━━ Information shown

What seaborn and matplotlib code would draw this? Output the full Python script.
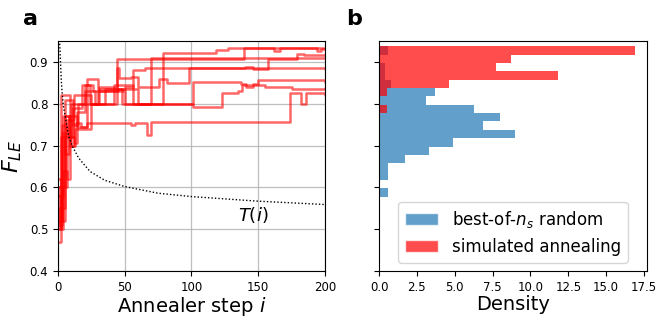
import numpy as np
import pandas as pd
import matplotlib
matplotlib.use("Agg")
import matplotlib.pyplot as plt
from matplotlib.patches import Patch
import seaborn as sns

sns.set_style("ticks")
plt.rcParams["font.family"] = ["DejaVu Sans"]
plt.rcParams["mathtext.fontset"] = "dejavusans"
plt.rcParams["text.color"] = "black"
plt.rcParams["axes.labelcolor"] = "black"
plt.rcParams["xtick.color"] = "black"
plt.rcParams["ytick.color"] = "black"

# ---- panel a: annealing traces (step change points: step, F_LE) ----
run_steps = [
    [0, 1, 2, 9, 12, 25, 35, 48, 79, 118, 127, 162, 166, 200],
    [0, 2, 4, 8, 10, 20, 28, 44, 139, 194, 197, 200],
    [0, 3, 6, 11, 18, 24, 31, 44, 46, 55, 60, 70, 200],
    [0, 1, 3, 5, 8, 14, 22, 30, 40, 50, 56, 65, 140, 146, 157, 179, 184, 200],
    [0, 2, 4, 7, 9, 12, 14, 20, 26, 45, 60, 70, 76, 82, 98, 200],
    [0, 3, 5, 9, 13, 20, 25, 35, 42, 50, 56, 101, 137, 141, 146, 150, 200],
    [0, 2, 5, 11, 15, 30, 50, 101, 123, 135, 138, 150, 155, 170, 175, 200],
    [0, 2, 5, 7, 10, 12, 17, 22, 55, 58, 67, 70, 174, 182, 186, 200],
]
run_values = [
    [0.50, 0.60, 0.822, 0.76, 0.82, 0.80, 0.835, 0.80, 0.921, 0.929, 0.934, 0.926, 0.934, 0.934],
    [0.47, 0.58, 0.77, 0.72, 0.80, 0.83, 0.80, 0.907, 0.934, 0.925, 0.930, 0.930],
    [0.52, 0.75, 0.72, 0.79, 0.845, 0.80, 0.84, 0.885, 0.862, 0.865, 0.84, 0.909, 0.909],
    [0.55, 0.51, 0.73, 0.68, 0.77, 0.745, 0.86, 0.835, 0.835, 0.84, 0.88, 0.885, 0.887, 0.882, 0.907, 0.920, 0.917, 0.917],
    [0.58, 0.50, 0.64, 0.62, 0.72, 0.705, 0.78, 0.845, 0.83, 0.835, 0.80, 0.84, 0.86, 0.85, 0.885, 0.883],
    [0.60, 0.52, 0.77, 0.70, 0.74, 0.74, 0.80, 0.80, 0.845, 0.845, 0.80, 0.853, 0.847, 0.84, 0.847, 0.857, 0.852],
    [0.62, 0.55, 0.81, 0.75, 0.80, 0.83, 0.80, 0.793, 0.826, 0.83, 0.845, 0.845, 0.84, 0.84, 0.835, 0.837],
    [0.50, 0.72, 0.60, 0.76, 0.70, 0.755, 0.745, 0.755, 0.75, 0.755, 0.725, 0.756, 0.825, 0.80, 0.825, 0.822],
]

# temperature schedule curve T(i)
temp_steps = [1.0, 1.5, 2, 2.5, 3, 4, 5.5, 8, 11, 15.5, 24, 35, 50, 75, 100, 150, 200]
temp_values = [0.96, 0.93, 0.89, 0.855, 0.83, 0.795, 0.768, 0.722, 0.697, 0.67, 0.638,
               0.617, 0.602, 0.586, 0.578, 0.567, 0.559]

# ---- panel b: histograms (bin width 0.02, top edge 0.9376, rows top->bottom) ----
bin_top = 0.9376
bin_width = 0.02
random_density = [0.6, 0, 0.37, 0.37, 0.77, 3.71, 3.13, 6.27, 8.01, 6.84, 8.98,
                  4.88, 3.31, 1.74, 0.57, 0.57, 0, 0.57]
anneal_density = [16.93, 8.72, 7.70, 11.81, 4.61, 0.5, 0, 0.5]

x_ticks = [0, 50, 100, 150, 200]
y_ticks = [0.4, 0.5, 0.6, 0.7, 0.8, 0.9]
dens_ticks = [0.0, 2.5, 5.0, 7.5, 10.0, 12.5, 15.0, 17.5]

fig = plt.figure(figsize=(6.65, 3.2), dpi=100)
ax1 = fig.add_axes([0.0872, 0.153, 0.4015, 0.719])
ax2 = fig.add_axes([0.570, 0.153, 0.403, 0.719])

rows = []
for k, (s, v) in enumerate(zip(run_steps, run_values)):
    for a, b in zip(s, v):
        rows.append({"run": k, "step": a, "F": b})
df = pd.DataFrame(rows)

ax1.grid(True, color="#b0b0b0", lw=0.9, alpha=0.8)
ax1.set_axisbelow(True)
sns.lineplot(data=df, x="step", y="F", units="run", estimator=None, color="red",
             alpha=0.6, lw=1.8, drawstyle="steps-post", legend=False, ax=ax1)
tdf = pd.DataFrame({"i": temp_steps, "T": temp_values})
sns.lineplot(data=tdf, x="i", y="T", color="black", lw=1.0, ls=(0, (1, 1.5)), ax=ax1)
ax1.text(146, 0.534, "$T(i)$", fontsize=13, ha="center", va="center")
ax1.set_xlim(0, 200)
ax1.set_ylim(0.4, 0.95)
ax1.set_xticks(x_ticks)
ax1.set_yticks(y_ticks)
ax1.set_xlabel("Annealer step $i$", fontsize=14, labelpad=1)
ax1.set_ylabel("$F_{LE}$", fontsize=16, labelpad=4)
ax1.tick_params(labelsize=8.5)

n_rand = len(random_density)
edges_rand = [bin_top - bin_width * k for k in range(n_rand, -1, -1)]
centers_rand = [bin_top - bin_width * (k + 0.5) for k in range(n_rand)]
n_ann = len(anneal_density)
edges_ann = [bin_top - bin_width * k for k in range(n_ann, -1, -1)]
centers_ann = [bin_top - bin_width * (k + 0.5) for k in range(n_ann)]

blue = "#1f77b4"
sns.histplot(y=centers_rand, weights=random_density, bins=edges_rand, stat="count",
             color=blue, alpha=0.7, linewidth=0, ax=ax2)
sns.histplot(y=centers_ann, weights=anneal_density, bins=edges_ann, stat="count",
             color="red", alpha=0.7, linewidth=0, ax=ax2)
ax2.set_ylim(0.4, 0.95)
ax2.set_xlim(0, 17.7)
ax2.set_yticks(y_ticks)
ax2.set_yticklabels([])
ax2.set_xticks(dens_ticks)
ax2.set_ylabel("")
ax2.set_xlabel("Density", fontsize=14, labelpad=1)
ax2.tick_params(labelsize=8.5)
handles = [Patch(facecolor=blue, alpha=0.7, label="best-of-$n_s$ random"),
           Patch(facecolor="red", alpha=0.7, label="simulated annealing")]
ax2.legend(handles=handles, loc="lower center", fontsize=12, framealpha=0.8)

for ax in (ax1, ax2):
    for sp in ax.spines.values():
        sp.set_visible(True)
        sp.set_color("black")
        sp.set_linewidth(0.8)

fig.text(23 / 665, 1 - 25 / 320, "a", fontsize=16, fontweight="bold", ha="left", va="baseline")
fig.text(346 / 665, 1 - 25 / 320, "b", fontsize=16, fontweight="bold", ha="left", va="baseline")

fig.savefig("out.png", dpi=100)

━━━━

▶ _What needs to be done_:
Could the lines from the top of the material through the line with "import seaborn as sns" be repeated exactly, pictures left out?

▶ _Result of the task_:
What seaborn and matplotlib code would draw this? Output the full Python script.
import numpy as np
import pandas as pd
import matplotlib
matplotlib.use("Agg")
import matplotlib.pyplot as plt
from matplotlib.patches import Patch
import seaborn as sns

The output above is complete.